[Source code of charts]
☆ ☆ ☆ ☆ ☆ ☆ ☆
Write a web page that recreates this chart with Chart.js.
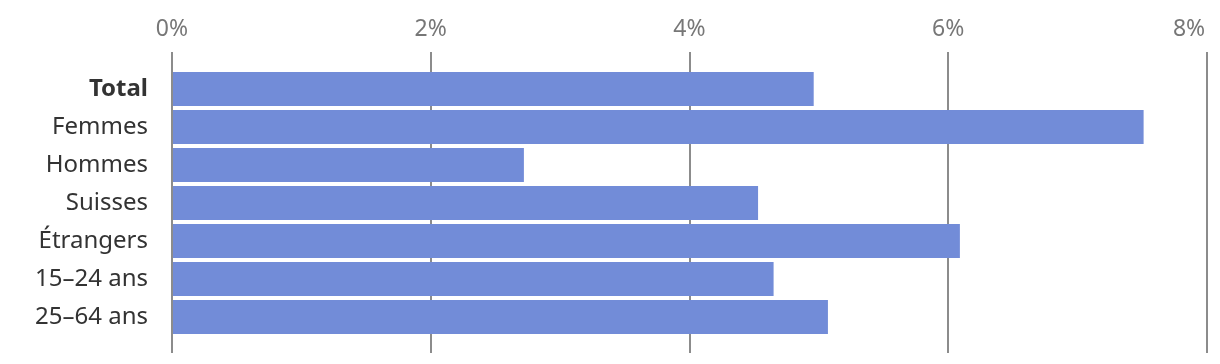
<!DOCTYPE html>
<html lang="fr">
<head>
<meta charset="utf-8">
<title>Taux</title>
<script src="https://cdn.jsdelivr.net/npm/chart.js@4/dist/chart.umd.min.js"></script>
<style>
  html, body { margin: 0; padding: 0; background: #fff; overflow: hidden; }
  #wrap { position: relative; width: 1220px; height: 364px; }
</style>
</head>
<body>
<div id="wrap"><canvas id="chart"></canvas></div>
<script>
  // catégories et valeurs (en %)
  const categories = ['Total', 'Femmes', 'Hommes', 'Suisses', 'Étrangers', '15–24 ans', '25–64 ans'];
  const values = [4.96, 7.51, 2.72, 4.53, 6.09, 4.65, 5.07];
  const xTicks = [0, 2, 4, 6, 8];

  const BAR = '#728cd8';
  const GRID = '#8c8c8c';
  const FONT = "'Noto Sans', sans-serif";

  function tickLabel(v) {
    // le dernier libellé est décalé vers la gauche pour rester dans le cadre
    return v === 8 ? v + '%      ' : v + '%';
  }

  const xGrid = { color: GRID, lineWidth: 2, drawTicks: true };

  new Chart(document.getElementById('chart'), {
    type: 'bar',
    data: {
      labels: categories,
      datasets: [{
        data: values,
        backgroundColor: BAR,
        borderWidth: 0,
        barPercentage: 0.895,
        categoryPercentage: 1
      }]
    },
    options: {
      indexAxis: 'y',
      responsive: true,
      maintainAspectRatio: false,
      animation: false,
      layout: { padding: { top: 0, right: 0, bottom: 11, left: 0 } },
      plugins: {
        legend: { display: false },
        tooltip: { enabled: false }
      },
      scales: {
        x: {
          position: 'top',
          min: 0,
          max: 8,
          afterBuildTicks: s => { s.ticks = xTicks.map(v => ({ value: v })); },
          afterFit: s => { s.height = 70; s.paddingRight = 13; s.paddingLeft = 0; },
          grid: Object.assign({ tickLength: 18 }, xGrid),
          border: { display: false },
          ticks: {
            callback: tickLabel,
            color: '#777',
            font: { family: FONT, size: 23 },
            padding: 9,
            maxRotation: 0
          }
        },
        x2: {
          position: 'bottom',
          min: 0,
          max: 8,
          afterBuildTicks: s => { s.ticks = xTicks.map(v => ({ value: v })); },
          afterFit: s => { s.height = 17; s.paddingRight = 13; s.paddingLeft = 0; },
          grid: Object.assign({ tickLength: 17, drawOnChartArea: false }, xGrid),
          border: { display: false },
          ticks: { display: false }
        },
        y: {
          grid: { display: false, drawTicks: false },
          border: { display: false },
          afterFit: s => { s.width = 172; s.paddingTop = 0; s.paddingBottom = 0; },
          ticks: {
            color: '#333',
            padding: 24,
            font: ctx => ({
              family: FONT,
              size: 24,
              weight: ctx.index === 0 ? 'bold' : 'normal'
            })
          }
        }
      }
    }
  });
</script>
</body>
</html>
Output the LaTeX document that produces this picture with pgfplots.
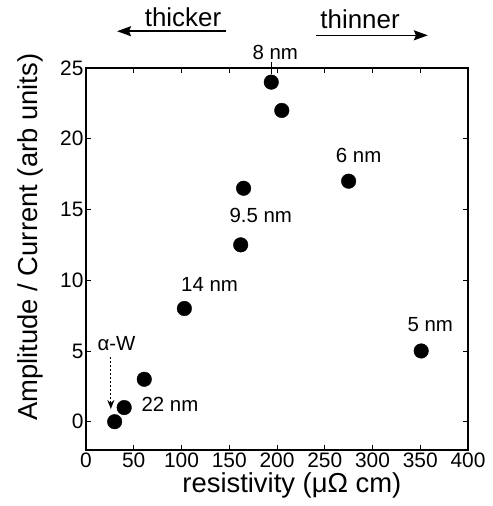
\documentclass[border=0pt]{standalone}
\usepackage{fontspec}
\setmainfont{Liberation Sans}
\usepackage{pgfplots}
\pgfplotsset{compat=1.18}
\usetikzlibrary{arrows.meta}
\begin{document}
\begin{tikzpicture}
\begin{axis}[
  scale only axis, width=382bp, height=382bp,
  xmin=0, xmax=400, ymin=-2, ymax=25,
  xtick={0,50,...,400}, ytick={0,5,...,25},
  tick align=inside, major tick length=5bp,
  axis line style={line width=1.4bp},
  every tick/.style={black, line width=0.8bp},
  tick label style={font=\fontsize{21}{22}\selectfont},
  xticklabel style={yshift=1bp},
  yticklabel style={xshift=1bp},
  label style={font=\fontsize{27.5}{29}\selectfont},
  /pgf/number format/assume math mode=true,
  xlabel={resistivity (μΩ cm)},
  ylabel={Amplitude / Current (arb units)},
  xlabel style={at={(axis description cs:0.539,-0.11)}, anchor=base},
  ylabel style={at={(axis description cs:-0.128,0.557)}, anchor=base},
  clip=false,
  nodes={font=\fontsize{20.5}{22}\selectfont},
]
\addplot[only marks, mark=*, mark size=7.3bp, black] coordinates {
  (30,0) (40,1) (61,3) (103,8) (162,12.5) (165,16.5)
  (194,24) (205,22) (275,17) (351,5)
};
% labels
\node[anchor=base west] at (axis cs:170.7,25.6) {8 nm};
\draw[line width=0.8bp] (axis cs:194,24.6) -- (axis cs:194,25.4);
\node[anchor=base west] at (axis cs:146.6,14.1) {9.5 nm};
\node[anchor=base west] at (axis cs:96,9.2) {14 nm};
\node[anchor=base west] at (axis cs:54.5,0.75) {22 nm};
\node[anchor=base west] at (axis cs:258,18.3) {6 nm};
\node[anchor=base west] at (axis cs:333,6.35) {5 nm};
\node[anchor=base west] at (axis cs:8.4,5.0) {α-W};
\draw[line width=1.3bp, dash pattern=on 2.5bp off 1.5bp, -{Stealth[length=9bp,width=7bp]}]
  (axis cs:26,4.6) -- (axis cs:26,0.9);
% thickness arrows
\node[anchor=base, font=\fontsize{26}{28}\selectfont] at (axis cs:101.6,27.92) {thicker};
\draw[line width=1.5bp, -{Stealth[length=14bp,width=10bp,inset=2bp]}]
  (axis cs:146.6,27.6) -- (axis cs:32.5,27.6);
\node[anchor=base, font=\fontsize{26}{28}\selectfont] at (axis cs:287,27.8) {thinner};
\draw[line width=1.5bp, -{Stealth[length=14bp,width=10bp,inset=2bp]}]
  (axis cs:241,27.31) -- (axis cs:358,27.31);
\end{axis}
\pgfresetboundingbox
\path (current axis.south west) ++(-86bp,-56bp) rectangle ([shift={(25bp,68bp)}]current axis.north east);
\end{tikzpicture}
\end{document}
☆ ☆ ☆ ☆ ☆ ☆ ☆
Stated goal: Without the pictures, retype the whole of the material above exactly.

Result of this exercise:
Write a web page that recreates this chart with Chart.js.
<!DOCTYPE html>
<html lang="fr">
<head>
<meta charset="utf-8">
<title>Taux</title>
<script src="https://cdn.jsdelivr.net/npm/chart.js@4/dist/chart.umd.min.js"></script>
<style>
  html, body { margin: 0; padding: 0; background: #fff; overflow: hidden; }
  #wrap { position: relative; width: 1220px; height: 364px; }
</style>
</head>
<body>
<div id="wrap"><canvas id="chart"></canvas></div>
<script>
  // catégories et valeurs (en %)
  const categories = ['Total', 'Femmes', 'Hommes', 'Suisses', 'Étrangers', '15–24 ans', '25–64 ans'];
  const values = [4.96, 7.51, 2.72, 4.53, 6.09, 4.65, 5.07];
  const xTicks = [0, 2, 4, 6, 8];

  const BAR = '#728cd8';
  const GRID = '#8c8c8c';
  const FONT = "'Noto Sans', sans-serif";

  function tickLabel(v) {
    // le dernier libellé est décalé vers la gauche pour rester dans le cadre
    return v === 8 ? v + '%      ' : v + '%';
  }

  const xGrid = { color: GRID, lineWidth: 2, drawTicks: true };

  new Chart(document.getElementById('chart'), {
    type: 'bar',
    data: {
      labels: categories,
      datasets: [{
        data: values,
        backgroundColor: BAR,
        borderWidth: 0,
        barPercentage: 0.895,
        categoryPercentage: 1
      }]
    },
    options: {
      indexAxis: 'y',
      responsive: true,
      maintainAspectRatio: false,
      animation: false,
      layout: { padding: { top: 0, right: 0, bottom: 11, left: 0 } },
      plugins: {
        legend: { display: false },
        tooltip: { enabled: false }
      },
      scales: {
        x: {
          position: 'top',
          min: 0,
          max: 8,
          afterBuildTicks: s => { s.ticks = xTicks.map(v => ({ value: v })); },
          afterFit: s => { s.height = 70; s.paddingRight = 13; s.paddingLeft = 0; },
          grid: Object.assign({ tickLength: 18 }, xGrid),
          border: { display: false },
          ticks: {
            callback: tickLabel,
            color: '#777',
            font: { family: FONT, size: 23 },
            padding: 9,
            maxRotation: 0
          }
        },
        x2: {
          position: 'bottom',
          min: 0,
          max: 8,
          afterBuildTicks: s => { s.ticks = xTicks.map(v => ({ value: v })); },
          afterFit: s => { s.height = 17; s.paddingRight = 13; s.paddingLeft = 0; },
          grid: Object.assign({ tickLength: 17, drawOnChartArea: false }, xGrid),
          border: { display: false },
          ticks: { display: false }
        },
        y: {
          grid: { display: false, drawTicks: false },
          border: { display: false },
          afterFit: s => { s.width = 172; s.paddingTop = 0; s.paddingBottom = 0; },
          ticks: {
            color: '#333',
            padding: 24,
            font: ctx => ({
              family: FONT,
              size: 24,
              weight: ctx.index === 0 ? 'bold' : 'normal'
            })
          }
        }
      }
    }
  });
</script>
</body>
</html>
Output the LaTeX document that produces this picture with pgfplots.
\documentclass[border=0pt]{standalone}
\usepackage{fontspec}
\setmainfont{Liberation Sans}
\usepackage{pgfplots}
\pgfplotsset{compat=1.18}
\usetikzlibrary{arrows.meta}
\begin{document}
\begin{tikzpicture}
\begin{axis}[
  scale only axis, width=382bp, height=382bp,
  xmin=0, xmax=400, ymin=-2, ymax=25,
  xtick={0,50,...,400}, ytick={0,5,...,25},
  tick align=inside, major tick length=5bp,
  axis line style={line width=1.4bp},
  every tick/.style={black, line width=0.8bp},
  tick label style={font=\fontsize{21}{22}\selectfont},
  xticklabel style={yshift=1bp},
  yticklabel style={xshift=1bp},
  label style={font=\fontsize{27.5}{29}\selectfont},
  /pgf/number format/assume math mode=true,
  xlabel={resistivity (μΩ cm)},
  ylabel={Amplitude / Current (arb units)},
  xlabel style={at={(axis description cs:0.539,-0.11)}, anchor=base},
  ylabel style={at={(axis description cs:-0.128,0.557)}, anchor=base},
  clip=false,
  nodes={font=\fontsize{20.5}{22}\selectfont},
]
\addplot[only marks, mark=*, mark size=7.3bp, black] coordinates {
  (30,0) (40,1) (61,3) (103,8) (162,12.5) (165,16.5)
  (194,24) (205,22) (275,17) (351,5)
};
% labels
\node[anchor=base west] at (axis cs:170.7,25.6) {8 nm};
\draw[line width=0.8bp] (axis cs:194,24.6) -- (axis cs:194,25.4);
\node[anchor=base west] at (axis cs:146.6,14.1) {9.5 nm};
\node[anchor=base west] at (axis cs:96,9.2) {14 nm};
\node[anchor=base west] at (axis cs:54.5,0.75) {22 nm};
\node[anchor=base west] at (axis cs:258,18.3) {6 nm};
\node[anchor=base west] at (axis cs:333,6.35) {5 nm};
\node[anchor=base west] at (axis cs:8.4,5.0) {α-W};
\draw[line width=1.3bp, dash pattern=on 2.5bp off 1.5bp, -{Stealth[length=9bp,width=7bp]}]
  (axis cs:26,4.6) -- (axis cs:26,0.9);
% thickness arrows
\node[anchor=base, font=\fontsize{26}{28}\selectfont] at (axis cs:101.6,27.92) {thicker};
\draw[line width=1.5bp, -{Stealth[length=14bp,width=10bp,inset=2bp]}]
  (axis cs:146.6,27.6) -- (axis cs:32.5,27.6);
\node[anchor=base, font=\fontsize{26}{28}\selectfont] at (axis cs:287,27.8) {thinner};
\draw[line width=1.5bp, -{Stealth[length=14bp,width=10bp,inset=2bp]}]
  (axis cs:241,27.31) -- (axis cs:358,27.31);
\end{axis}
\pgfresetboundingbox
\path (current axis.south west) ++(-86bp,-56bp) rectangle ([shift={(25bp,68bp)}]current axis.north east);
\end{tikzpicture}
\end{document}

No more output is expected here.